Since the 1970s, there has been a steady retreat of the state from the “commanding heights” of the economy around the world. During the Bretton Woods era, Keynesian economic policies reigned supreme, and state guidance of the economy, ranging from outright ownership of heavy industries in the socialist countries of Europe to the more light-handed government regulation found in the United States, was the dominant philosophy. Economists firmly believed that they could end the excesses of the boom–bust business cycle by controlling interests rates and using government regulation. Yet trouble was brewing. As early as 1960, Robert Triffin, a Yale economist, argued in testimony before Congress that since the dollar was the reserve currency under the Bretton Woods agreement, persistent US balance-of-payments deficits were necessary to provide liquidity for the world, but continuing these deficits would undermine confidence in the US dollar and thus lead to the collapse of the fixed exchange rate system.

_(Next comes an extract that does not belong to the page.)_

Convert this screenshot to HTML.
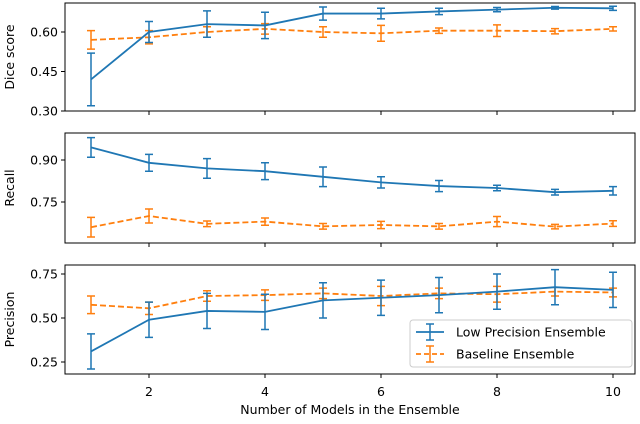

President Johnson’s decision to fight the war in Vietnam and the war on poverty while incurring persistent budgetary deficits only made things worse, and the system quickly deteriorated in the late 1960s with deviations between the official $35/ounce peg and the unofficial price of gold in private markets. The British were the first to feel the sting of this split when they devalued the pound sterling on October 18, 1967 (de Vries, 1976). In 1971, even the mighty US dollar was teetering on the brink of collapse. In response, President Nixon unilaterally closed the gold window, and though the major countries attempted to manage the values of their currencies against the price of gold for the next two years, by 1973, in the wake of the first oil crisis, it was clear that the fixed exchange rate system’s time had come and gone.